顧錚的目光向下停駐在她唇邊,僅一秒,又像是被燙到了般飛速移開,喉結上下嚥動,低低嗯了聲,“謝謝你,效果很好。”
池皎皎莞爾一笑,“不用謝,利息我已經收了。”
顧錚聽著她隨性瀟灑的口吻,心裡有些不舒服。
他抿了抿唇,沉聲道:“如果你隻打算和我當一年夫妻,就不應該做出那種行為。”
“那幾年可以?”
“一輩子。”
顧錚說完,黑眸沉沉盯著池皎皎,像是在等她的迴應。
那三個字被他說得起誓般鄭重,好像一點頭,就再也沒有迴旋的餘地。
池皎皎經曆過太多次死裡逃生,不論是生活上還是感情上,她都不喜歡這種沒有退路的感覺。
蹙了蹙眉,生硬扯開話題:“我去百貨大樓逛逛,買點結婚要用的東西。”
顧錚眼神一瞬暗淡下來,“我和你一起,順便去郵局打個電話。”
不知道具體的檢查結果,何醫生暫時沒有給他安排治療,躺在病房裡也無事。
結婚報告之前托周洵幫忙寄去軍區,再過兩天就能到,他得去打個電話和政委說明一下情況。
池皎皎推著顧錚走出醫院,後者一直不停地用手掌滾動輪子,推起來並不費力。
午後的陽光熱烈明媚,透過油綠的樹葉間隙灑在街道,光影斑駁。
一個是高大沉默坐輪椅的糙漢子,一個是眼神靈動四處張望的胖姑娘,單拎出來都是極為惹眼的存在,更别說走在一塊了。
注意到路過行人投來的異樣眼光和指指點點,顧錚垂眸盯著無力耷拉著的左腿,嘴角繃成了一條直線。
和他習慣於默默承受不同,池皎皎是個受不得氣的。
輕蔑鄙夷的目光全部惡狠狠瞪回去,嘴裡冒出難聽的話的,就近操控身邊的植物小小報複。
飄落的樹葉啪啪打臉、長條的草抽人小腿、拐角的藤蔓稍不注意就被絆一跟頭……
見那些人吃癟,池皎皎笑眯眯地將手搭在顧錚肩膀,來啊,帶著充電寶出門,她今天可不缺能量。
顧錚脊背微僵,往往在表達安慰時才會拍别人的肩膀。
所以,池皎皎是在安慰他嗎?
心底又不聲不響地悄悄塌陷了一小塊。
“賣冰棍!白糖冰棍綠豆冰棍——三分五分嘞!”
“買雪糕!奶油雪糕——八分一支咯!”
一個面色黝黑的大爺推著自製手推車沿街吆喝。
車上馱著一個白色木箱子,箱子外面用紅油漆描了冰棍兩個字,裡面用棉褥子捂得嚴嚴實實。
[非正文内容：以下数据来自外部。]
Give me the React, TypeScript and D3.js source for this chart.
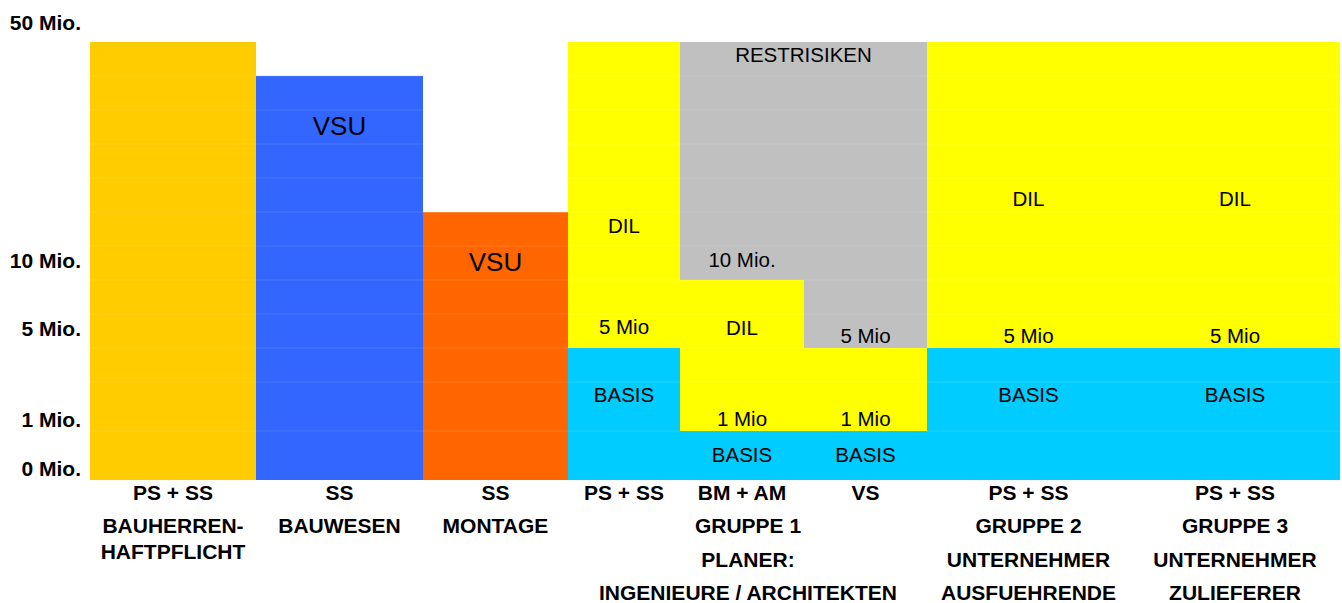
import React from "react";
import * as d3 from "d3";

// ---------- DATA ----------
const categoryLines: string[][] = [
  ["PS + SS", "BAUHERREN-\nHAFTPFLICHT"],
  ["SS", "BAUWESEN"],
  ["SS", "MONTAGE"],
  ["PS + SS"],
  ["BM + AM", "GRUPPE 1", "PLANER:", "INGENIEURE / ARCHITEKTEN"],
  ["VS"],
  ["PS + SS", "GRUPPE 2", "UNTERNEHMER", "AUSFUEHRENDE"],
  ["PS + SS", "GRUPPE 3", "UNTERNEHMER", "ZULIEFERER"],
];
// relative column widths
const columnWeights = [166, 167, 145, 112, 124, 123, 203, 210];

const seriesKeys = ["bauherren", "bauwesen", "montage", "basis", "dil", "rest"];
const bauherren = [50, 0, 0, 0, 0, 0, 0, 0];
const bauwesen = [0, 44.3, 0, 0, 0, 0, 0, 0];
const montage = [0, 0, 21.4, 0, 0, 0, 0, 0];
const basis = [0, 0, 0, 5, 1, 1, 5, 5];
const dil = [0, 0, 0, 45, 9, 4, 45, 45];
const rest = [0, 0, 0, 0, 40, 45, 0, 0];
const seriesColors: Record<string, string> = {
  bauherren: "#FFCC00",
  bauwesen: "#3366FF",
  montage: "#FF6600",
  basis: "#00CCFF",
  dil: "#FFFF00",
  rest: "#C0C0C0",
};

const yTickValues = [0, 1, 5, 10, 50];
const yTickLabels = ["0 Mio.", "1 Mio.", "5 Mio.", "10 Mio.", "50 Mio."];

// in-bar labels: column span, text, value (vertical centre), font size
const barLabels: { from: number; to: number; text: string; value: number; size: number }[] = [
  { from: 1, to: 1, text: "VSU", value: 36.0, size: 26 },
  { from: 2, to: 2, text: "VSU", value: 13.1, size: 26 },
  { from: 3, to: 3, text: "DIL", value: 19.2, size: 20.5 },
  { from: 3, to: 3, text: "5 Mio", value: 6.54, size: 20.5 },
  { from: 3, to: 3, text: "BASIS", value: 2.76, size: 20.5 },
  { from: 4, to: 5, text: "RESTRISIKEN", value: 47.8, size: 20.5 },
  { from: 4, to: 4, text: "10 Mio.", value: 13.5, size: 20.5 },
  { from: 4, to: 4, text: "DIL", value: 6.5, size: 20.5 },
  { from: 4, to: 4, text: "1 Mio", value: 1.58, size: 20.5 },
  { from: 4, to: 4, text: "BASIS", value: 0.51, size: 20.5 },
  { from: 5, to: 5, text: "5 Mio", value: 5.88, size: 20.5 },
  { from: 5, to: 5, text: "1 Mio", value: 1.58, size: 20.5 },
  { from: 5, to: 5, text: "BASIS", value: 0.51, size: 20.5 },
  { from: 6, to: 6, text: "DIL", value: 23.6, size: 20.5 },
  { from: 6, to: 6, text: "5 Mio", value: 5.88, size: 20.5 },
  { from: 6, to: 6, text: "BASIS", value: 2.76, size: 20.5 },
  { from: 7, to: 7, text: "DIL", value: 23.6, size: 20.5 },
  { from: 7, to: 7, text: "5 Mio", value: 5.88, size: 20.5 },
  { from: 7, to: 7, text: "BASIS", value: 2.76, size: 20.5 },
];

// ---------- LAYOUT ----------
const W = 1342;
const H = 603;
const plotLeft = 90;
const plotRight = 1340;
const FONT = "'Liberation Sans', Arial, Helvetica, sans-serif";

export default function App() {
  const y = d3
    .scaleLinear()
    .domain([0, 1, 5, 10, 50])
    .range([480, 431, 348, 280, 42]);

  const cum = [0, ...d3.cumsum(columnWeights)];
  const xs = d3
    .scaleLinear()
    .domain([0, cum[cum.length - 1]])
    .range([plotLeft, plotRight]);
  const colX0 = (i: number) => xs(cum[i]);
  const colX1 = (i: number) => xs(cum[i + 1]);
  const colC = (i: number) => (colX0(i) + colX1(i)) / 2;

  const table = categoryLines.map((_, i) => ({
    idx: i,
    bauherren: bauherren[i],
    bauwesen: bauwesen[i],
    montage: montage[i],
    basis: basis[i],
    dil: dil[i],
    rest: rest[i],
  }));
  const stacked = d3.stack<any>().keys(seriesKeys)(table);

  // faint grid lines
  const step = (y(5) - y(50)) / 9;
  const gridYs = d3.range(1, 11).map((k) => y(50) + k * step).concat([y(1)]);

  return (
    <svg
      width={W}
      height={H}
      style={{ position: "absolute", left: 0, top: 0, background: "#fff" }}
      fontFamily={FONT}
    >
      {stacked.map((s) => (
        <g key={s.key} fill={seriesColors[s.key]}>
          {s.map((d, i) =>
            d[1] - d[0] > 0 ? (
              <rect
                key={i}
                x={colX0(i)}
                width={colX1(i) - colX0(i)}
                y={y(d[1])}
                height={y(d[0]) - y(d[1])}
              />
            ) : null
          )}
        </g>
      ))}

      {gridYs.map((gy, i) => (
        <line
          key={i}
          x1={plotLeft}
          x2={plotRight}
          y1={gy}
          y2={gy}
          stroke="#fff"
          strokeOpacity={0.12}
          strokeWidth={1}
        />
      ))}

      {barLabels.map((l, i) => (
        <text
          key={i}
          x={(colX0(l.from) + colX1(l.to)) / 2}
          y={y(l.value)}
          dy="0.36em"
          textAnchor="middle"
          fontSize={l.size}
          fill="#000"
        >
          {l.text}
        </text>
      ))}

      {yTickValues.map((v, i) => (
        <text
          key={i}
          x={81}
          y={y(v) - (v >= 5 ? 20 : 12)}
          dy="0.36em"
          textAnchor="end"
          fontSize={21}
          fontWeight="bold"
          fill="#000"
        >
          {yTickLabels[i]}
        </text>
      ))}

      {categoryLines.map((lines, i) => {
        const out: React.ReactNode[] = [];
        lines.forEach((row, r) => {
          const parts = row.split("\n");
          const cx = r > 0 && i === 4 ? colC(i) + 6 : colC(i);
          parts.forEach((p, k) => {
            out.push(
              <text
                key={`${r}-${k}`}
                x={cx}
                y={500 + r * 33.3 + k * 25.5}
                textAnchor="middle"
                fontSize={21}
                fontWeight="bold"
                fill="#000"
              >
                {p}
              </text>
            );
          });
        });
        return <g key={i}>{out}</g>;
      })}
    </svg>
  );
}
隨著大爺的吆喝聲響起,街道上的小孩兒拉著扯著大人的手,央求買根冰棍吃,不買就蹲在地上耍賴不走。
顧錚扭頭看了眼池皎皎,天氣炎熱,她推輪椅出了不少汗。
“誒?你轉彎做什麼?”
池皎皎察覺到輪子正在轉動方向,顧錚沉默著沒回話,她便隻能順著他的力道推,一直推到賣冰棍的大爺跟前。
“要一個奶油雪糕。”
顧錚數了八分錢遞過去。
大爺咧著沒剩幾顆牙的嘴,笑得眼睛都眯起來了,能不高興嗎,這可是他今天賣出去的第一支奶油雪糕。
這後生雖然坐著輪椅,出手可比有些拎公文包騎自行車的大方得多。
就剛才來了一對,聽那姑娘吹噓她對象還是食品廠的什麼主任,一個月工資有四五十呢。
可那姑娘嘴皮子都快磨破了,她的主任對象也隻給她買了一根最便宜的白糖冰棍,還兩個人分著吃。
那姑娘咬了一口,剩下的全進她對象肚子裡了,還說什麼“吃冰的對女孩子不好,你肯定不愛吃,我這是幫你分擔。”
呸,就是個死摳門!
大爺也是男人,最懂男人心裡怎麼想的。
像這個坐輪椅的後生,才是真正疼媳婦的好男人。